The Messianic Kingdom

The plot described in verses15ff is the trap surrounding the concept of the messiah.  What kind of Messiah are you, Jesus?  As the Jews saw the Messiah, or least the image of the messiah based in their history, that messiah would look and act a great deal like David.  He was a conqueror responsible for the capture of Jerusalem and its establishment as the capitol of David’s kingdom.  David took it away from the inhabitants of the land and made it his own.  That was the kind of Messiah they were expecting.  All of their prophets indicated that Israel and Jerusalem would be returned to their power.  What they were asking of Jesus is his allegiance to the present Roman government. They figured that that they would trap Jesus into expressing Roman sympathy.  Support the Roman rule, and you could not be in alignment with God.  Jesus answer was two-fold.  First, God’s kingdom can happen anywhere regardless of who the governing body in the world might be.  God’s kingdom was not geographical.  God’s kingdom arose wherever the people of God welt with Jesus.  Where the church is established, there is the kingdom of God as well.

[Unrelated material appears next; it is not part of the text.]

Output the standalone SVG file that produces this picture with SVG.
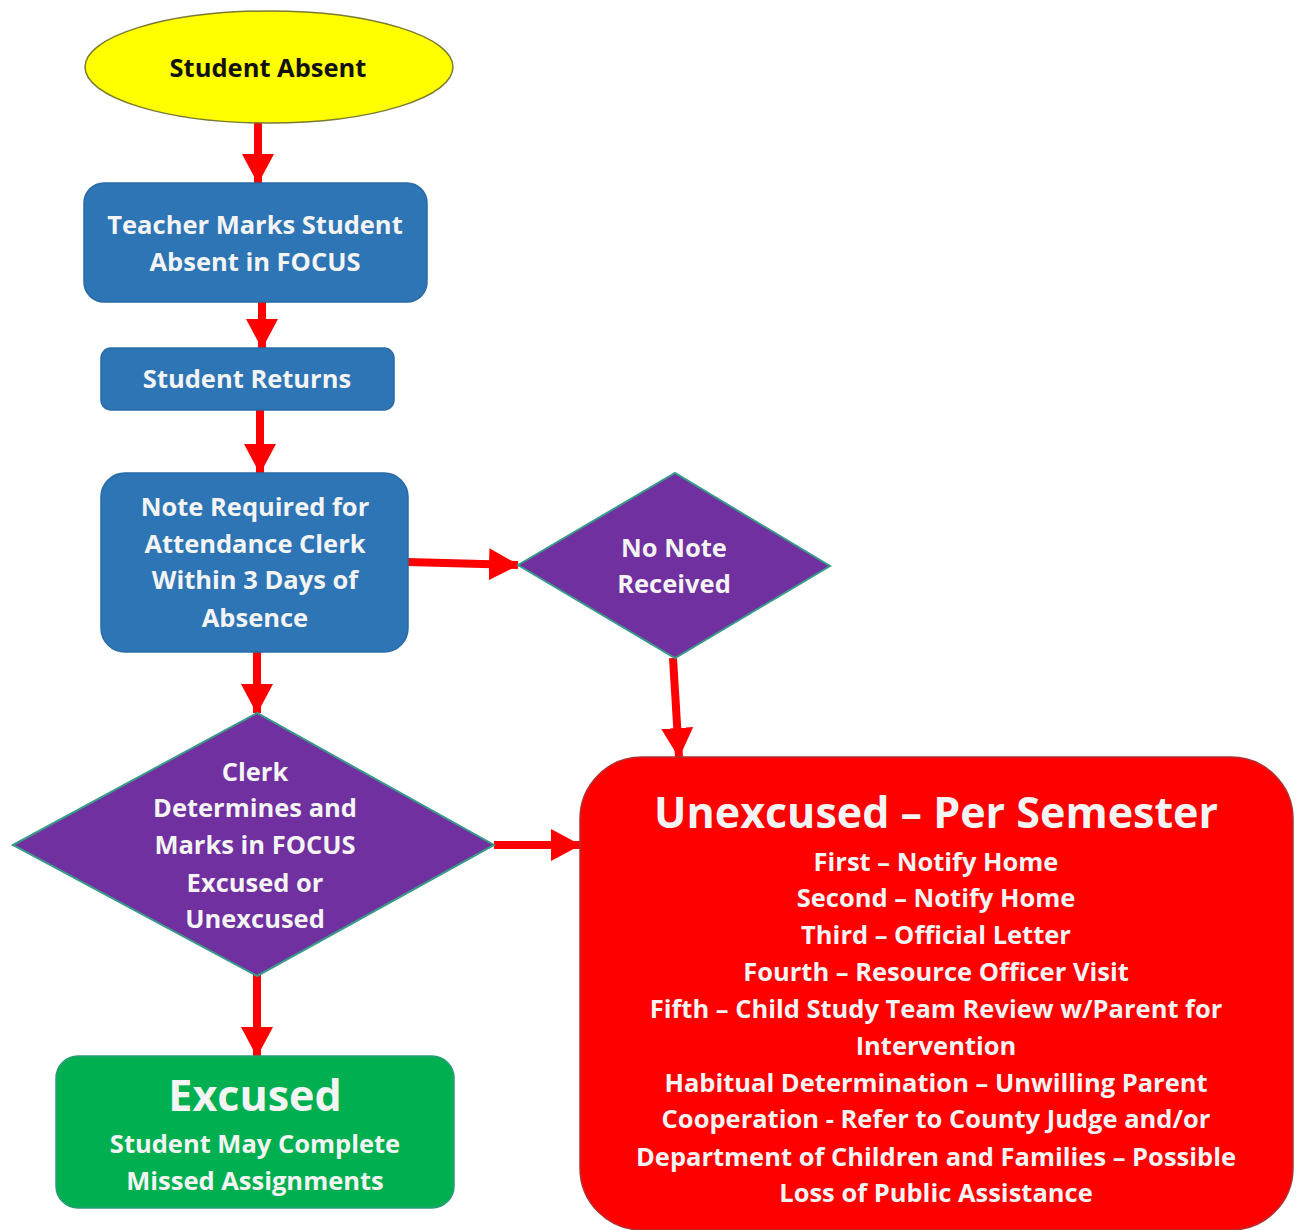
<svg xmlns="http://www.w3.org/2000/svg" width="1296" height="1230" viewBox="0 0 1296 1230">
<defs>
<marker id="ah" markerUnits="userSpaceOnUse" markerWidth="30" markerHeight="32" refX="29" refY="16" orient="auto">
<path d="M0,0 L30,16 L0,32 Z" fill="#ff0000"/>
</marker>
<style>
.t{font-family:"Open Sans",Lato,"Liberation Sans",sans-serif;font-weight:bold;text-anchor:middle;fill:#f4f4f4;font-size:25.5px}
.big{font-size:43px}
.box{fill:#2e75b6;stroke:#2a6aa6;stroke-width:1.5}
.dia{fill:#7030a0;stroke:#3a9a8a;stroke-width:2}
.arr{stroke:#ff0000;stroke-width:8;fill:none;marker-end:url(#ah)}
</style>
</defs>
<rect width="1296" height="1230" fill="#ffffff"/>
<g id="connectors">
<line class="arr" x1="258" y1="123" x2="258" y2="183"/>
<line class="arr" x1="262" y1="302" x2="262" y2="348"/>
<line class="arr" x1="260" y1="410" x2="260" y2="473"/>
<line class="arr" x1="408" y1="562" x2="518" y2="565"/>
<line class="arr" x1="673" y1="658" x2="679" y2="757"/>
<line class="arr" x1="257" y1="652" x2="257" y2="713"/>
<line class="arr" x1="494" y1="845" x2="580" y2="845"/>
<line class="arr" x1="257" y1="975" x2="257" y2="1056"/>
</g>
<g id="student-absent">
<ellipse cx="269" cy="67" rx="184" ry="56" fill="#ffff00" stroke="#7a7a30" stroke-width="1.5"/>
<text class="t" x="268" y="77" style="fill:#111">Student Absent</text>
</g>
<g id="teacher-marks">
<rect class="box" x="84" y="183" width="343" height="119" rx="20"/>
<text class="t" x="255" y="234">Teacher Marks Student</text>
<text class="t" x="255" y="271">Absent in FOCUS</text>
</g>
<g id="student-returns">
<rect class="box" x="101" y="348" width="293" height="62" rx="10"/>
<text class="t" x="247" y="388">Student Returns</text>
</g>
<g id="note-required">
<rect class="box" x="101" y="473" width="307" height="179" rx="24"/>
<text class="t" x="255" y="516">Note Required for</text>
<text class="t" x="255" y="553">Attendance Clerk</text>
<text class="t" x="255" y="589">Within 3 Days of</text>
<text class="t" x="255" y="627">Absence</text>
</g>
<g id="no-note">
<polygon class="dia" points="518,565 675,473 830,566 675,658"/>
<text class="t" x="674" y="557">No Note</text>
<text class="t" x="674" y="593">Received</text>
</g>
<g id="clerk-determines">
<polygon class="dia" points="13,845 257,713 494,845 257,976"/>
<text class="t" x="255" y="781">Clerk</text>
<text class="t" x="255" y="817">Determines and</text>
<text class="t" x="255" y="854">Marks in FOCUS</text>
<text class="t" x="255" y="892">Excused or</text>
<text class="t" x="255" y="928">Unexcused</text>
</g>
<g id="excused">
<rect x="56" y="1056" width="398" height="152" rx="22" fill="#00b050" stroke="#2a9a7a" stroke-width="1.5"/>
<text class="t big" x="255" y="1111">Excused</text>
<text class="t" x="255" y="1153">Student May Complete</text>
<text class="t" x="255" y="1190">Missed Assignments</text>
</g>
<g id="unexcused">
<rect x="580" y="757" width="713" height="473" rx="62" fill="#ff0000" stroke="#b03030" stroke-width="1.5"/>
<text class="t big" x="936" y="828">Unexcused – Per Semester</text>
<text class="t" x="936" y="871">First – Notify Home</text>
<text class="t" x="936" y="907">Second – Notify Home</text>
<text class="t" x="936" y="944">Third – Official Letter</text>
<text class="t" x="936" y="981">Fourth – Resource Officer Visit</text>
<text class="t" x="936" y="1018">Fifth – Child Study Team Review w/Parent for</text>
<text class="t" x="936" y="1055">Intervention</text>
<text class="t" x="936" y="1092">Habitual Determination – Unwilling Parent</text>
<text class="t" x="936" y="1128">Cooperation - Refer to County Judge and/or</text>
<text class="t" x="936" y="1166">Department of Children and Families – Possible</text>
<text class="t" x="936" y="1202">Loss of Public Assistance</text>
</g>
</svg>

Therefore, go ahead and pay your taxes to those regulating the government.  You are not dishonoring God by doing so.  Second, however, is the crucial element.,  as you render to Caesar that which belongs to Caesar you need also render to God that which belongs to God.

 

The Sadducees entered the conversation regarding marriage.  Again, they set up a plot to trap Jesus with hypothetical discussion of the woman who marries after the multiple deaths of her sequential husbands.  They ask, “In the Kingdom of God at the resurrection whose wife will she be?”  The question brings Jesus into dialogue about the vast difference between the Kingdom pre and post resurrection.  Marriage fits into the discussion this side of the resurrection.  After that miraculous day everything changes.  In Jesus’ discussion, the resurrection sets up a new category unlike any that we are used to dealing with today.

 

Verses 34 – 39 continue the discussion about the difference, In the kingdom of God, the legal system has changed as well.  This however, applies to the kingdom on this side of the resurrection from the dead as well.  What lies govern the kingdom?  The commandments that take the primary position are two:  “You shall love the Lord your God with all your heart, and with all your soul (life – totality), and all your mind.”  The second states, “You shall love your neighbor as yourself.”  Jesus teaches that “all of the law (Torah) and prophets rest on these the two commandments.

 

Jesus redirects the interrogation.  This time he has a few questions to ask.  Whose son is the Messiah?  Their answer reflects the time tested Jewish definition of the Messiah.  He belongs to David’s line.  The Messianic line is from David, yet Jesus uses scripture to validate that the Messiah is greater than David.  David in Ps 110:1 calls the Messiah Lord.  Note: David is believed to have written Psalm 110.  Jesus’ question relates to this idea:  if the Messiah is David’s son, how is it that David would call him Lord?  The great teachers went away confused by this teaching and could not answer the question.  This serves as the conclusion to the polemic between the Jewish establishment and Jesus.  In the end, the problem for them is that if they were to accept Jesus teaching, they would have to recognize the answer to the question lay in the fact that the Messiah has come, and that the Messiah is not only sent from God, but is God in the flesh dwelling in their midst.

 

Chapter 23

Jesus turns criticism toward the Pharisees, the teachers of the law.  In the same breath, he acknowledges that they are teachers of the Law, however, they not to be emulated.  Do as they say, not as they do because they do not practice what they preach.  Jesus criticism lies in the burden of the law that they lay upon people.  The multiplicity of the laws that they preach are a true burden to hard to bear.  These teachers are all show.  They wear their phylacteries (small boxes that contain the Torah worn on the forehead and the arms).  They allow the tassels to hang very long so they can be seen.  They hold the high seats of honor at banquets and in the best seats in the synagogues.  They ask to be called rabbi Jesus’ criticism stems from these titles and places of honor.  The place of the disciples and the leader of the church is at the bottom not the top.  Titles are of little importance in the kingdom.  Service is the determining factor of those who follow the Messiah.  Be warned:  All who exalt themselves will be humbled, and all who humble themselves will be exalted.

 

What follows is the list of woes to the Pharisees.  Jesus puts them in their places.  They are accused of:

  1. Keeping people out of the Kingdom of God by their teachings.
  2. Having their priorities mixed up that who they call holy is not and they do not recognize as holy is.
  3. They focus upon their tithing of gifts but ignore the weightier matter of justice, mercy, and faith in the law.
  4. They worry about the kosher of the outside without paying attention to true inner kosher of the heart.
  5. They have beautiful outsides, like white washed tombs, therefore, while is the inside is full of dead men’s bone
  6. They join their ancestors who killed the prophets because they did not want to hear what they had to say.

 

Jesus turns to face the city Jerusalem where he is headed and laments of the destruction that lies ahead.  While God has always sought to gather the inhabitants to himself, they has persistently kill the prophets and stoned those that God sent, just as they are about to kill their Messiah now standing at the portals.